The church is called to go into the world to announce and demonstrate God’s Kingdom just as much in the 21st century as it was in the 6th century. Often, however, there is a tendency for the church to retreat from the world out of fear and expect the world to come to us. We then create traditions and forms which are familiar and comfortable to those in the church but are alienating and obstructive to those who need to see and hear the life-giving truth that the church has to offer. In the process, we lose sight of the mission we have been given to serve as a change agent in the world.
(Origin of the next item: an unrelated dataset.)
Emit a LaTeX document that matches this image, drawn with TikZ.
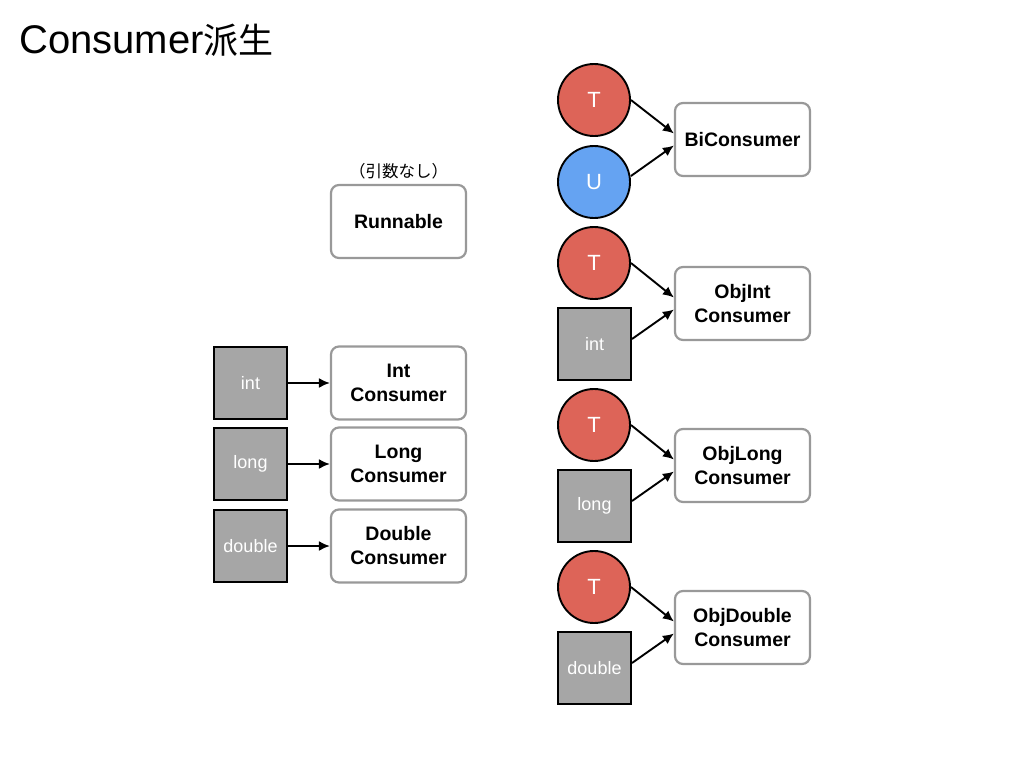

Noting a time in history when a segment of the church rediscovered this missional vision, the late David Bosch put it this way, “Just as one could not speak of the church without speaking of its mission, it was impossible to think of the church without thinking, in the same breath, of the world to which it is sent.” Judging from Columbanus’s journeys to Europe, it would appear that he and his companions had something of the same conviction.
The story of Columbanus and his journey to post-Roman Europe carries the hallmarks of God’s sovereign hand in the shaping of history. Not only did Celtic agricultural and rural ways of life bode well to contribute to the felt needs of a European continent struggling for stability on a very pragmatic level, but the soundness of moral character and an “other-worldly” system of values in the monastic order made an enormous impact on the spiritual landscape. While the pious severity of Celtic monastic ways may not translate well into modern day sensibilities, the passionate aims of Columbanus’s monastic rule leave the modern day Christ-follower inspired to live into the redemptive narrative of God’s plan in ways that resonate with 21st century people and point to the presence of another Kingdom on earth.